Later in 2005, Turjanmaa shifted focus entirely to a 64-bit version of MenuetOS — and crucially, the new 64-bit codebase was closed source. Developers who had been contributing to the 32-bit branch were effectively shut out. As you'd expect, this resulted in a fork, and in 2004, developer Marat Zakiyanov started what would eventually become KolibriOS. It was initially intended as a driver-fixed distribution of the 32-bit MenuetOS code, but quickly grew into its own independent project, with contributors piling in from around the world. The first official release came in May 2004, and the project has been in active development since.
KolibriOS
- OS
- x86 and x86-64 PCs (primarily x86)
KolibriOS is a tiny yet incredibly powerful and fast operating system.
Most developers would never attempt this today
Why thousands of lines of hand-written assembly keep KolibriOS unbelievably small and fast
Similar to MenuetOS, the entire codebase for KolibriOS, including the kernel, drivers, and most of its bundled applications, is written in FASM (Flat Assembler), a hand-crafted x86 assembly language. Not C, not C++, Assembly. It's the kind of programming where you're talking directly to the processor with no abstraction layers in between.
This is quite unusual and almost unheard of in modern OS development simply because assembly is one of the hardest, if not the hardest, programming languages to work with. The KolibriOS kernel is a monolithic preemptive design that comes in at under 100 kilobytes. The kernel loads directly into memory and runs without the overhead of language runtimes, garbage collectors, or high-level abstraction layers.

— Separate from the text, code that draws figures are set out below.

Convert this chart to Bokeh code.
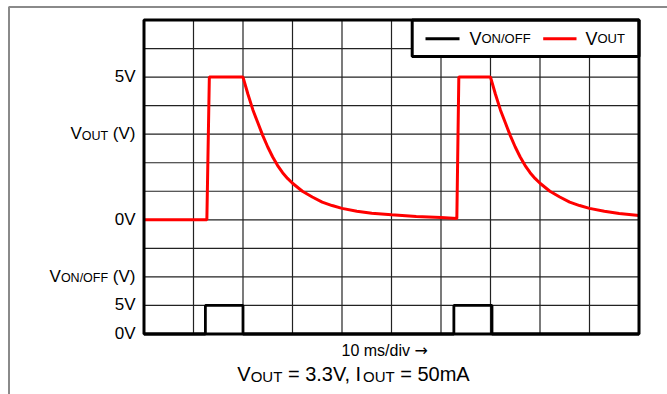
from bokeh.plotting import figure
from bokeh.models import Range1d, Label
from bokeh.core.properties import value
from bokeh.embed import file_html
from bokeh.resources import INLINE

# ---------------- data ----------------
t_vout_ms = [0, 12.7, 13.2, 20.0, 21, 22, 23, 24, 25, 26, 27, 28, 29, 30,
             32, 34, 36, 38, 40, 43, 46, 50, 55, 60, 63.2, 63.6, 70.0,
             71, 72, 73, 74, 75, 76, 77, 78, 79, 80,
             82, 84, 86, 88, 90, 93, 96, 100]
v_out = [0, 0, 5, 5, 4.4, 3.85, 3.4, 2.95, 2.55, 2.2, 1.9, 1.65, 1.45, 1.28,
         1.0, 0.8, 0.62, 0.5, 0.4, 0.3, 0.23, 0.18, 0.12, 0.08, 0.05, 5, 5,
         4.4, 3.85, 3.4, 2.95, 2.55, 2.2, 1.9, 1.65, 1.45, 1.28,
         1.0, 0.8, 0.62, 0.5, 0.4, 0.3, 0.22, 0.15]

t_von_ms = [0, 12.4, 12.4, 20.0, 20.0, 62.6, 62.6, 70.3, 70.3, 100]
v_on = [0, 0, 5, 5, 0, 0, 5, 5, 0, 0]

time_grid_ms = [10, 20, 30, 40, 50, 60, 70, 80, 90]
div_grid = [1, 2, 3, 4, 5, 6, 7, 8, 9, 10]
n_div_x, n_div_y = 100, 11          # 10 ms/div x 10 divisions, 11 vertical divisions

# left labels: (position in divisions, [(text, is_subscript), ...])
left_labels = [
    (9, [("5V", False)]),
    (7, [("V", False), ("OUT", True), (" (V)", False)]),
    (4, [("0V", False)]),
    (2, [("V", False), ("ON/OFF", True), (" (V)", False)]),
    (1, [("5V", False)]),
    (0, [("0V", False)]),
]
legend_colors = ["black", "red"]
legend_texts = [[("V", False), ("ON/OFF", True)],
                [("V", False), ("OUT", True)]]
caption = [("V", False), ("OUT", True), (" = 3.3V, I", False), ("OUT", True), (" = 50mA", False)]
x_label = "10 ms/div"
x_arrow = "\u2192"

FONT = "Liberation Sans"
ARROW_FONT = "DejaVu Sans"
BASE_FIX = 6.5          # renderer puts the alphabetic baseline lower than asked

# ---------------- layout (pixels) ----------------
PW, PH = 667, 394
L, R, T, B = 143.5, 638.5, 19.5, 333.5      # scope screen edges in pixels
sx = (R - L) / n_div_x                       # px per ms
sy = (B - T) / n_div_y                       # px per division


def px2x(px):
    return (px - L) / sx


def px2y(py):
    return (B - py) / sy


# Arial / Liberation Sans advance widths (1/1000 em)
W = {' ': 278, '(': 333, ')': 333, '/': 278, 'V': 667, 'O': 778, 'N': 722,
     'F': 611, 'U': 722, 'T': 611, 'I': 278, '=': 584, '.': 278, ',': 278,
     'm': 833, 'A': 667, 's': 500, 'd': 556, 'i': 222, 'v': 500}


def tw(s, size):
    return sum(W.get(c, 556) for c in s) / 1000.0 * size


def font_spec(name):
    try:
        Label(text="x", text_font=value(name))
        return value(name)
    except Exception:
        return name


LFONT = font_spec(FONT)
AFONT = font_spec(ARROW_FONT)

y0, y1 = px2y(PH), px2y(0)
p = figure(width=PW, height=PH, output_backend="svg", toolbar_location=None,
           x_axis_location=None, y_axis_location=None,
           x_range=Range1d(px2x(0), px2x(PW)), y_range=Range1d(y0, y1),
           min_border=0, min_border_left=0, min_border_right=0,
           min_border_top=0, min_border_bottom=0)
# VOUT: 0 V at division 4, 1 V/div ; VON/OFF: 0 V at division 0, 5 V/div
p.extra_y_ranges = {"vout": Range1d(y0 - 4, y1 - 4), "von": Range1d(y0 * 5, y1 * 5)}
p.outline_line_color = None
p.background_fill_color = "white"
p.border_fill_color = "white"
p.xgrid.visible = False
p.ygrid.visible = False

# page border (grey, top and left)
p.line([px2x(8.5), px2x(8.5), px2x(PW + 5)], [px2y(PH + 5), px2y(6.5), px2y(6.5)],
       line_color="#8a8a8a", line_width=2)

# scope graticule
p.segment(x0=time_grid_ms, x1=time_grid_ms, y0=[0] * len(time_grid_ms),
          y1=[n_div_y] * len(time_grid_ms), line_color="#222222", line_width=1.2)
p.segment(x0=[0] * len(div_grid), x1=[n_div_x] * len(div_grid), y0=div_grid,
          y1=div_grid, line_color="#222222", line_width=1.2)

p.line(t_von_ms, v_on, y_range_name="von", line_color="black", line_width=2.8)
p.line(t_vout_ms, v_out, y_range_name="vout", line_color="#ff0000", line_width=3)


def rich(x, y, parts, align, x_off, y_off, size, sub_size, sub_drop):
    total = sum(tw(t, sub_size if s else size) for t, s in parts)
    if align == "right":
        cur = x_off - total
    elif align == "center":
        cur = x_off - total / 2
    else:
        cur = x_off
    for t, s in parts:
        fs = sub_size if s else size
        lead = len(t) - len(t.lstrip(' '))
        txt = t.strip(' ')
        p.add_layout(Label(x=x, y=y, x_offset=cur + tw(' ' * lead, fs),
                           y_offset=y_off + BASE_FIX - (sub_drop if s else 0),
                           text=txt, text_font=LFONT, text_font_size=f"{fs}px",
                           text_color="black", text_align="left",
                           text_baseline="alphabetic"))
        cur += tw(t, fs)


for ypos, parts in left_labels:
    rich(0, ypos, parts, "right", -8.5, -6, 17, 12.5, 2)

# legend box
p.quad(left=[px2x(411.7)], right=[n_div_x], bottom=[px2y(56)], top=[n_div_y],
       fill_color="white", fill_alpha=1, line_color="black", line_width=3)
seg_px = [(425, 459), (542.7, 576)]
txt_px = [469, 585]
ly = px2y(38.3)
for col, parts, (a, b), tx in zip(legend_colors, legend_texts, seg_px, txt_px):
    p.line([px2x(a), px2x(b)], [ly, ly], line_color=col, line_width=3)
    rich(px2x(tx), ly, parts, "left", 0, -6.5, 18, 13, 0)

# scope screen frame
p.quad(left=[0], right=[n_div_x], bottom=[0], top=[n_div_y], fill_color=None,
       line_color="black", line_width=3)

# x label with arrow
xl_size = 16
xl_start = 341
rich(px2x(xl_start), px2y(356.5), [(x_label, False)], "left", 0, 0, xl_size, xl_size, 0)
p.add_layout(Label(x=px2x(xl_start), y=px2y(356.5),
                   x_offset=tw(x_label + " ", xl_size), y_offset=BASE_FIX,
                   text=x_arrow, text_font=AFONT, text_font_size=f"{xl_size}px",
                   text_align="left", text_baseline="alphabetic", text_color="black"))

rich(px2x(353), px2y(380), caption, "center", 0, 0.5, 20, 15, 2.5)

open("out.html", "w").write(file_html(p, INLINE))
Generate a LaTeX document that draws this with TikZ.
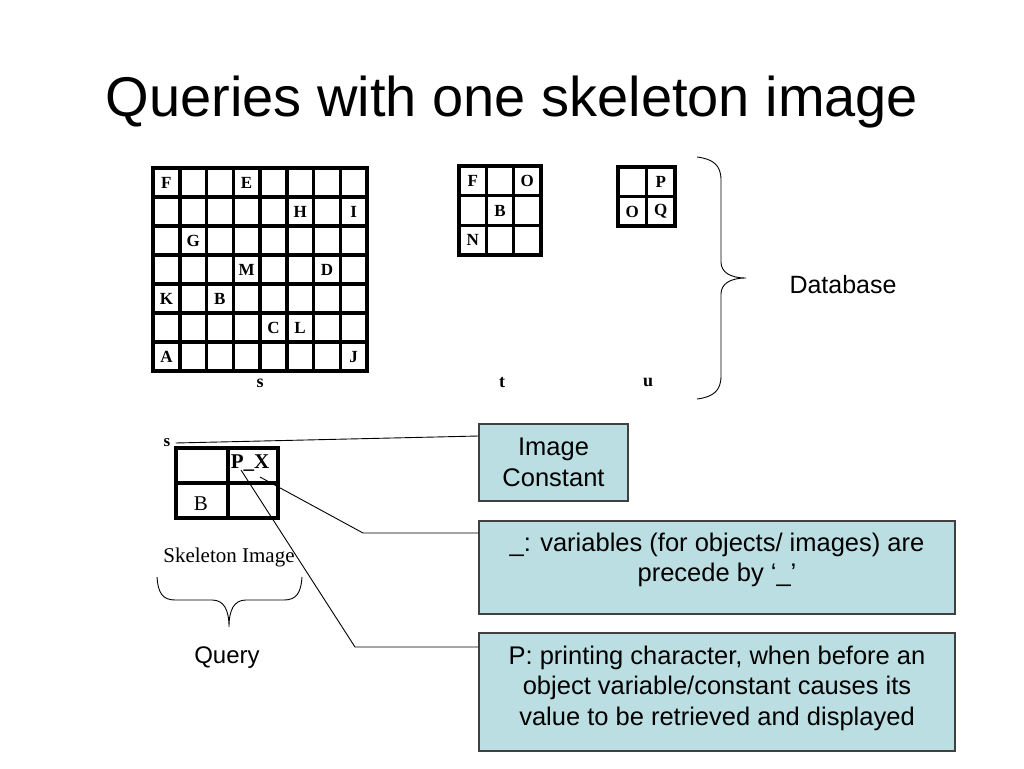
\documentclass[tikz,border=0pt]{standalone}
\usepackage{fontspec}
\setmainfont{Liberation Sans}
\newfontfamily\scanfont{Liberation Serif}
\definecolor{boxblue}{RGB}{186,222,226}
\definecolor{boxline}{RGB}{64,64,64}

\begin{document}
\begin{tikzpicture}[x=1pt,y=-1pt,
    cell/.style={font=\scanfont\bfseries\fontsize{17}{17}\selectfont, inner sep=0pt},
    qcell/.style={font=\scanfont\fontsize{21}{21}\selectfont, inner sep=0pt},
    lbl/.style={font=\scanfont\bfseries\fontsize{18}{18}\selectfont, inner sep=0pt},
    gridline/.style={line width=3.5pt, line cap=rect},
    infobox/.style={draw=boxline, line width=1.2pt, fill=boxblue, align=center,
        font=\fontsize{25.5}{30.5}\selectfont, inner sep=0pt},
    boxtext/.style={align=center, font=\fontsize{25.5}{30.5}\selectfont, inner sep=0pt},
    conn/.style={line width=0.9pt}]
\useasboundingbox (0,0) rectangle (1024,768);
\node[anchor=base, font=\fontsize{56}{60}\selectfont] (title) at (512,116) {Queries with one skeleton image};

% database images
\begin{scope}[shift={(153,168)}]
    \foreach \i in {0,...,8} \draw[gridline] (\i*26.75,0) -- (\i*26.75,203);
    \foreach \j in {0,...,7} \draw[gridline] (0,\j*29) -- (214,\j*29);
    \foreach \c/\r/\l in {0/0/F,3/0/E,5/1/H,7/1/I,1/2/G,3/3/M,6/3/D,0/4/K,2/4/B,4/5/C,5/5/L,0/6/A,7/6/J}
        \node[cell] (s\l) at (\c*26.75+13.4,\r*29+14.8) {\l};
\end{scope}
\node[lbl, anchor=base] (sname) at (260,387) {s};

\begin{scope}[shift={(459,166)}]
    \foreach \i in {0,...,3} \draw[gridline] (\i*27.3,0) -- (\i*27.3,89);
    \foreach \j in {0,...,3} \draw[gridline] (0,\j*29.7) -- (82,\j*29.7);
    \foreach \c/\r/\l in {0/0/F,2/0/O,1/1/B,0/2/N}
        \node[cell] (t\l) at (\c*27.3+13.7,\r*29.7+15) {\l};
\end{scope}
\node[lbl, anchor=base] (tname) at (502,387) {t};

\begin{scope}[shift={(618,167)}]
    \foreach \i in {0,...,2} \draw[gridline] (\i*28.5,0) -- (\i*28.5,59);
    \foreach \j in {0,...,2} \draw[gridline] (0,\j*29.5) -- (57,\j*29.5);
    \foreach \c/\r/\l in {1/0/P,0/1/O,1/1/Q}
        \node[cell] (u\l) at (\c*28.5+14.2,\r*29.5+15) {\l};
\end{scope}
\node[lbl, anchor=base] (uname) at (648,386) {u};

\draw[line width=0.9pt] (697,157) .. controls (713,159) and (721,165) .. (721,180) -- (721,262)
    .. controls (721,272) and (730,278) .. (746,278) .. controls (730,278) and (721,284) .. (721,294)
    -- (721,376) .. controls (721,391) and (713,397) .. (697,399);
\node[anchor=base, font=\fontsize{25}{25}\selectfont] (db) at (843,293) {Database};

% query
\node[lbl, font=\scanfont\bfseries\fontsize{17}{17}\selectfont, inner xsep=5pt] (qs) at (167,443) {s};
\draw[line width=4pt] (176,448) rectangle (278,518);
\draw[line width=3.2pt] (228,448) -- (228,518) (176,483) -- (278,483);
\node[qcell, font=\scanfont\bfseries\fontsize{21}{21}\selectfont] (px) at (250,463) {P\_X};
\node[qcell] (qb) at (201,504) {B};
\node[qcell, anchor=base] (skel) at (229,562) {Skeleton Image};
\draw[line width=0.9pt] (157,577) .. controls (158,592) and (162,600) .. (175,600) -- (212,600)
    .. controls (224,600) and (229,610) .. (229,627) .. controls (229,610) and (234,600) .. (246,600)
    -- (284,600) .. controls (297,600) and (301,592) .. (302,577);
\node[anchor=base, font=\fontsize{24}{24}\selectfont] (query) at (227,663) {Query};

\node[infobox, minimum width=149pt, minimum height=77pt] (imgc) at (553.5,462.5) {Image\\Constant};
\node[infobox, minimum width=476pt, minimum height=93pt,
    label={[boxtext, anchor=north, yshift=-12pt]north:{\_: variables (for objects/ images) are\\precede by ‘\_’}}] (var) at (717,567.5) {};
\node[infobox, minimum width=476pt, minimum height=118pt,
    label={[boxtext, anchor=north, yshift=-13pt]north:{P: printing character, when before an\\object variable/constant causes its\\value to be retrieved and displayed}}] (prt) at (717,692) {};

\coordinate (pchar) at (241,470);
\coordinate (uscore) at (260,477);
\coordinate (bend2) at (363,533);
\coordinate (bend3) at (355,647);
\draw[conn] (qs.east) -- (imgc.west |- 0,436);
\draw[conn] (uscore) -- (bend2) -- (bend2 -| var.west);
\draw[conn] (pchar) -- (bend3) -- (bend3 -| prt.west);
\end{tikzpicture}
\end{document}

System calls are fast because there's simply nothing in the way. In certain multimedia workloads, hand-written assembly can outperform fully optimized C code by three to four times. KolibriOS doesn't just benefit from this at the kernel level; the efficiency cascades into every application. Assembly programming imposes a discipline that higher-level languages don't — double pointer deferences are expensive, unnecessary abstraction gets avoided, and every instruction earns its place.
Tiny doesn't mean empty
The desktop, applications, networking tools, and features packed into just a few megabytes
The baseline KolibriOS image — the one that fits on a 1.44 MB floppy disk — is already complete. You get a working GUI, preemptive multitasking, FAT12/16/32 filesystem support, a TCP/IP stack, and a basic development environment with FASM bundled in. It supports audio via AC97, handles graphics through VESA with resolutions up to 1280x1024 at 16 million colors, and has read-only NTFS support alongside read/write support for exFAT and ext2/3/4.

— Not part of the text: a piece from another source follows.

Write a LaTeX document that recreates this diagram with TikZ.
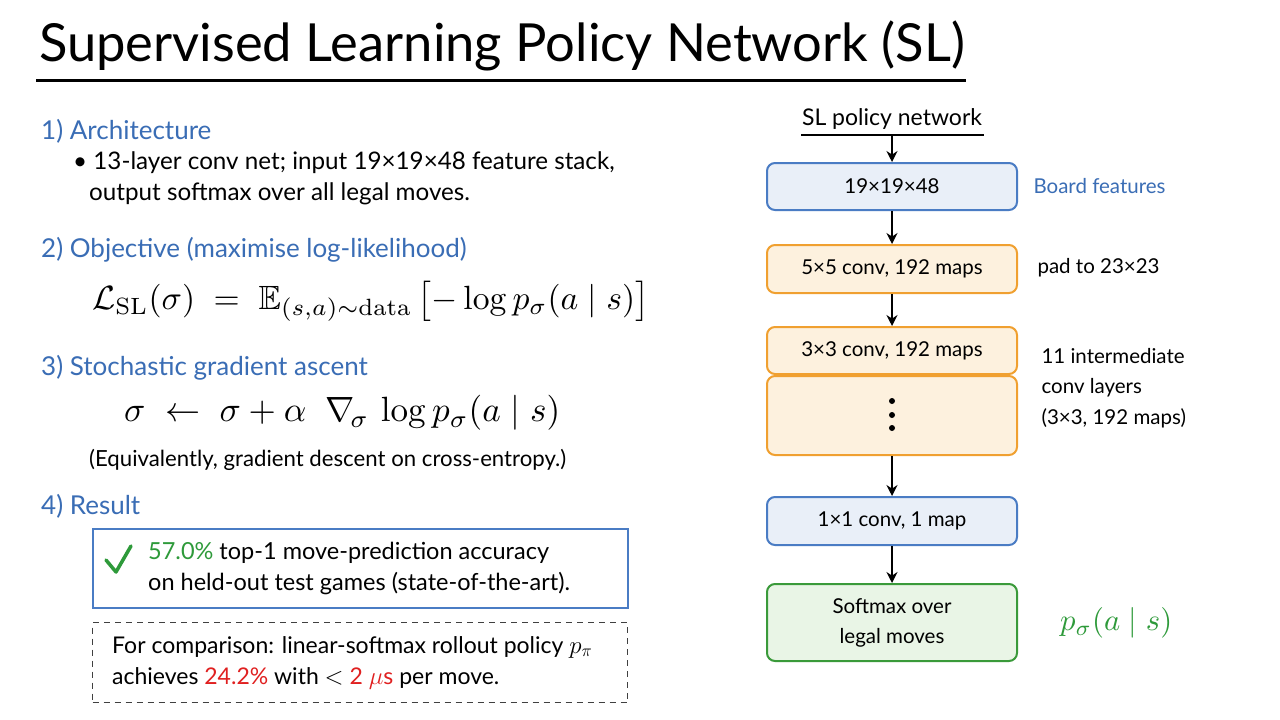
\documentclass[tikz,border=0pt]{standalone}
\usepackage{amsmath,amssymb}
\usepackage{graphicx}
\usepackage[no-math]{fontspec}
\setmainfont{Lato}
\usetikzlibrary{arrows.meta}
\definecolor{hblue}{HTML}{3A6DB5}
\definecolor{bblue}{HTML}{4A7CC4}
\definecolor{fblue}{HTML}{E9EFF8}
\definecolor{borange}{HTML}{F0A030}
\definecolor{forange}{HTML}{FDF1DE}
\definecolor{bgreen}{HTML}{3A9A3A}
\definecolor{fgreen}{HTML}{E9F5E6}
\definecolor{tgreen}{HTML}{2E9A3A}
\definecolor{tred}{HTML}{E02020}
\tikzset{
  head/.style={anchor=west, inner sep=1pt, text=hblue, font=\fontsize{26}{30}\selectfont},
  body/.style={anchor=west, inner sep=1pt, font=\fontsize{23.5}{31}\selectfont},
  layer/.style={draw, line width=2pt, rounded corners=8pt, minimum width=250pt, font=\fontsize{20.5}{30}\selectfont, align=center},
  blayer/.style={layer, draw=bblue, fill=fblue},
  olayer/.style={layer, draw=borange, fill=forange},
  glayer/.style={layer, draw=bgreen, fill=fgreen},
  flow/.style={-{Stealth[length=11pt,width=11pt]}, line width=1.6pt},
  side/.style={anchor=west, font=\fontsize{20.5}{30.5}\selectfont, align=left},
}
\begin{document}
\begin{tikzpicture}[x=1pt,y=-1pt]
\useasboundingbox (0,0) rectangle (1280,720);
\fill[white] (0,0) rectangle (1280,720);

% Title
\node[anchor=west, inner sep=0pt, font=\fontsize{52.5}{60}\selectfont] (title) at (39,46) {Supervised Learning Policy Network (SL)};
\coordinate (ul1) at (36,80);
\coordinate (ul2) at (966,80);
\draw[line width=3pt] (ul1) -- (ul2);

% Left column
\node[head] (h1) at (40,131) {1) Architecture};
\node[body, align=left, font=\fontsize{24.2}{31}\selectfont] (b1) at (72,178) {\textbullet\ 13-layer conv net; input 19×19×48 feature stack,\\ \hspace*{16pt}output softmax over all legal moves.};

\node[head] (h2) at (40,250) {2) Objective (maximise log-likelihood)};
\node[anchor=west, inner sep=0pt] (eq1) at (92,301) {\resizebox{557pt}{!}{$\mathcal{L}_{\mathrm{SL}}(\sigma)\;=\;\mathbb{E}_{(s,a)\sim\mathrm{data}}\,\bigl[-\log p_\sigma(a\mid s)\bigr]$}};

\node[head] (h3) at (40,368) {3) Stochastic gradient ascent};
\node[anchor=west, inner sep=0pt] (eq2) at (124,413) {\resizebox{436pt}{!}{$\sigma\;\leftarrow\;\sigma+\alpha\;\;\nabla_{\!\sigma}\,\log p_\sigma(a\mid s)$}};
\node[body, font=\fontsize{22.2}{30}\selectfont] (eqn) at (88,460) {(Equivalently, gradient descent on cross-entropy.)};

\node[head] (h4) at (40,506) {4) Result};
\node[draw=bblue, line width=2pt, minimum width=535pt, minimum height=79pt, anchor=north west] (res) at (92,528) {};
\draw[tgreen, line width=3.5pt, line cap=round, line join=round] ([shift={(14,32)}]res.north west) -- ([shift={(24,44)}]res.north west) -- ([shift={(39,18)}]res.north west);
\node[body, align=left] (rest) at ([xshift=55pt]res.west) {{\color{tgreen}57.0\%} top-1 move-prediction accuracy\\ on held-out test games (state-of-the-art).};

\node[draw=black!75, dashed, dash pattern=on 6pt off 5pt, line width=1.3pt, minimum width=535pt, minimum height=80pt, anchor=north west] (cmp) at (92,622) {};
\node[body, align=left, font=\fontsize{23}{31}\selectfont] (cmpt) at ([xshift=19pt]cmp.west) {For comparison: linear-softmax rollout policy $p_\pi$\\ achieves {\color{tred}24.2\%} with $<$ {\color{tred}2 $\mu$s} per move.};

% Right column
\node[font=\fontsize{23}{28}\selectfont, inner sep=2pt] (slt) at (892,119) {SL policy network};
\coordinate (sll) at (801,135);
\coordinate (slr) at (984,135);
\draw[line width=1.8pt] (sll) -- (slr);
\coordinate (sltop) at (892,135);

\node[blayer, minimum height=47pt] (L1) at (892,186.5) {19×19×48};
\node[olayer, minimum height=48pt] (L2) at (892,269) {5×5 conv, 192 maps};
\node[olayer, minimum height=47pt] (L3) at (892,350.5) {3×3 conv, 192 maps};
\node[olayer, minimum height=79pt] (L4) at (892,415.5) {};
\fill (892,401) circle (3pt) (892,415) circle (3pt) (892,428) circle (3pt);
\node[blayer, minimum height=48pt] (L5) at (892,521) {1×1 conv, 1 map};
\node[glayer, minimum height=77pt] (L6) at (892,622.5) {Softmax over\\legal moves};

\draw[flow] (sltop) -- (L1.north);
\draw[flow] (L1) -- (L2);
\draw[flow] (L2) -- (L3);
\draw[flow] (L4) -- (L5);
\draw[flow] (L5) -- (L6);

\node[side, text=hblue] (s1) at (1030,186) {Board features};
\node[side] (s2) at (1034,268) {pad to 23×23};
\node[side] (s3) at (1038,388) {11 intermediate\\conv layers\\(3×3, 192 maps)};
\node[anchor=west, inner sep=0pt, text=tgreen] (s4) at (1060,623) {\resizebox{112pt}{!}{$p_\sigma(a\mid s)$}};
\end{tikzpicture}
\end{document}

The ISO image gives you more to play with. This version ships with over 200 applications, including a word processor, an image viewer, a graphical editor, a lightweight browser called NetSurf, an IRC client, DOSBox for running classic DOS software, and more than 50 games, including shareware versions of DOOM, Wolfenstein 3D, and Quake.
As for the hardware requirements, you don't really need to sweat. All you need is an i586-compatible CPU and just 8 MB of RAM. Network drivers include Realtek 8139 and 8169 cards, Intel Pro/1000, AMD PCnet, and several others, with USB 1.1 and 2.0 support via UHCI, OHCI, and EHCI controllers. You'll have a hard time finding a system that won't run KolibriOS.
Physics still applies
The hardware support and software limitations to keep in mind
Now KolibriOS might seem like the perfect way to breathe life into a decade-old machine, and it very well is. What it isn't is a daily driver OS. NetSurf, the bundled browser, is so old that it can't handle HTML5, which means anything built on modern web standards is off the table. Hardware compatibility, although modest to say the least, is a lottery when it comes to things like networking or audio. if your network or audio card isn't on the supported list, you basically need to write your own driver. And of course, it's a 32-bit x86 system, meaning no ARM support, no 64-bit build in active development, and no path to running it outside the x86 ecosystem.

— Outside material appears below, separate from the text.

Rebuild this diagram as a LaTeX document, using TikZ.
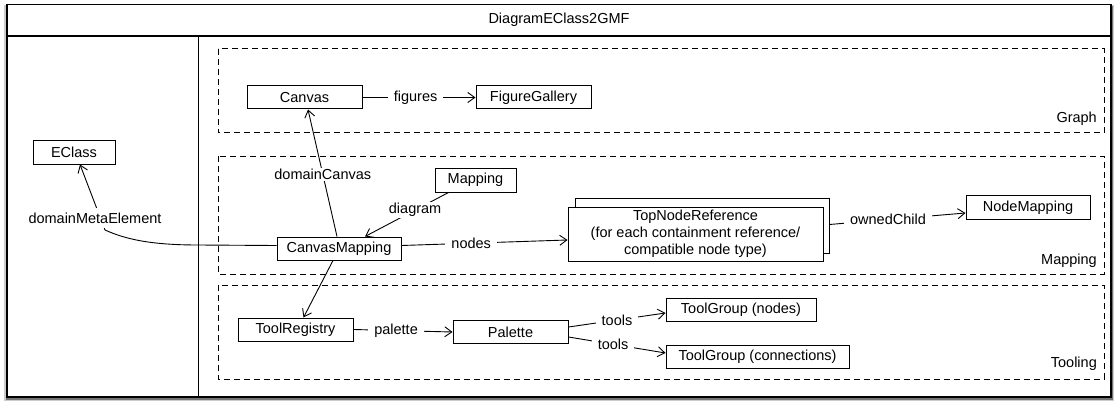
\documentclass[tikz,border=0pt]{standalone}
\usepackage{fontspec}
\setmainfont{Liberation Sans}
\usetikzlibrary{arrows.meta,calc}
\begin{document}
\begin{tikzpicture}[x=1pt,y=-1pt,
  every node/.style={font=\fontsize{14.5}{17}\selectfont},
  box/.style={draw,line width=1pt,fill=white,inner sep=0pt,minimum height=23pt},
  group/.style={draw,line width=1pt,dash pattern=on 6pt off 4pt},
  conn/.style={line width=0.9pt,-{Straight Barb[length=7pt,width=10pt,line width=0.9pt]}},
  plainline/.style={line width=0.9pt},
  lbl/.style={fill=white,inner xsep=6pt,inner ysep=1pt},
  grouplbl/.style={anchor=east,inner sep=0pt}]
\useasboundingbox (0,0) rectangle (1116,401);
% frame with shadow
\fill[black!20] (4,5) rectangle (1114,401);
\fill[black!55] (5.5,6) rectangle (1112.5,399.5);
\fill[white] (7,4.5) rectangle (1111,397);
\draw[line width=1.1pt] (7,4.5) rectangle (1111,397);
\draw[line width=1.1pt] (7,36) -- (1111,36);
\draw[line width=1pt] (198,36) -- (198,397);
\node (title) at (559,20) {DiagramEClass2GMF};
% groups
\draw[group] (218,49) rectangle (1104,133);
\draw[group] (218,156) rectangle (1104,274);
\draw[group] (218,285) rectangle (1104,379);
\node[grouplbl] (glbl) at (1097,119) {Graph};
\node[grouplbl] (mlbl) at (1097,261) {Mapping};
\node[grouplbl] (tlbl) at (1097,364) {Tooling};
% nodes
\node[box,minimum width=115pt] (canvas) at (304.5,97.5) {Canvas};
\node[box,minimum width=115pt] (figgal) at (533.5,97.5) {FigureGallery};
\node[box,minimum width=82pt] (eclass) at (74,152.5) {EClass};
\node[box,minimum width=81pt,minimum height=24pt] (mapping) at (475.5,180) {Mapping};
\node[box,minimum width=124pt] (cm) at (339,248.5) {CanvasMapping};
\node[box,minimum width=254pt,minimum height=55pt] (tnrback) at (702,225.5) {};
\node[box,minimum width=255pt,minimum height=54pt,align=center] (tnr) at (695.5,234)
  {TopNodeReference\\(for each containment reference/\\compatible node type)};
\node[box,minimum width=124pt,minimum height=24pt] (nodemap) at (1028,207.5) {NodeMapping};
\node[box,minimum width=115pt] (toolreg) at (295.5,329.5) {ToolRegistry};
\node[box,minimum width=115pt] (palette) at (510.5,332) {Palette};
\node[box,minimum width=150pt] (tgnodes) at (741,309.5) {ToolGroup (nodes)};
\node[box,minimum width=183pt] (tgconn) at (757.5,356.5) {ToolGroup (connections)};
% connectors
\draw[conn] (canvas.east) -- node[lbl,pos=0.47] {figures} (figgal.west);
\draw[conn] ([xshift=-2pt]cm.north) -- node[lbl,pos=0.49] {domainCanvas} ([xshift=3.5pt]canvas.south);
\coordinate (dmebend) at (198,245);
\draw[conn] ([yshift=3pt]cm.west) -- (dmebend) .. controls (150,245) and (125,239) .. (105,230) -- ([xshift=6pt]eclass.south);
\node[fill=white,inner xsep=2pt,inner ysep=5pt] (dmelbl) at (95,218) {domainMetaElement};
\draw[conn] ([xshift=-27pt]mapping.south) -- node[lbl,pos=0.4] {diagram} ([xshift=26pt]cm.north);
\draw[conn] ([yshift=3pt]cm.east) -- node[lbl,pos=0.42] {nodes} ([yshift=-6pt]tnr.west);
\draw[conn] ([yshift=1pt]tnrback.east) -- node[lbl,pos=0.43] {ownedChild} ([yshift=-5.5pt]nodemap.west);
\draw[conn] ([xshift=-6pt]cm.south) -- ([xshift=8pt]toolreg.north);
\draw[conn] (toolreg.east) -- node[lbl,pos=0.43] {palette} (palette.west);
\draw[conn] ([yshift=5pt]palette.east) -- node[lbl,pos=0.5] {tools} ([yshift=-3.5pt]tgnodes.west);
\draw[conn] ([yshift=-5pt]palette.east) -- node[lbl,pos=0.46] {tools} ([yshift=3.5pt]tgconn.west);
\end{tikzpicture}
\end{document}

Within its intended scope, KolibriOS is beyond impressive. Boot it on a machine from 1999, and it'll be up and running before Windows even hits the splash screen. It's not trying to replace your daily OS; it's more a demonstration of what happens when OSes are built with discipline, craftsmanship, and an aggressive commitment to doing more with less.
A 12 MB operating system still has something to teach us
Why KolibriOS remains a fascinating reminder of what efficient software can achieve
The most obvious application for KolibriOS is hardware resurrection. It can run on just about any old x86 machine, which might be perfectly functional from an operational standpoint but has been abandoned by software and is unable to run anything modern. This OS gives these machines a real, usable environment and a new lease on life.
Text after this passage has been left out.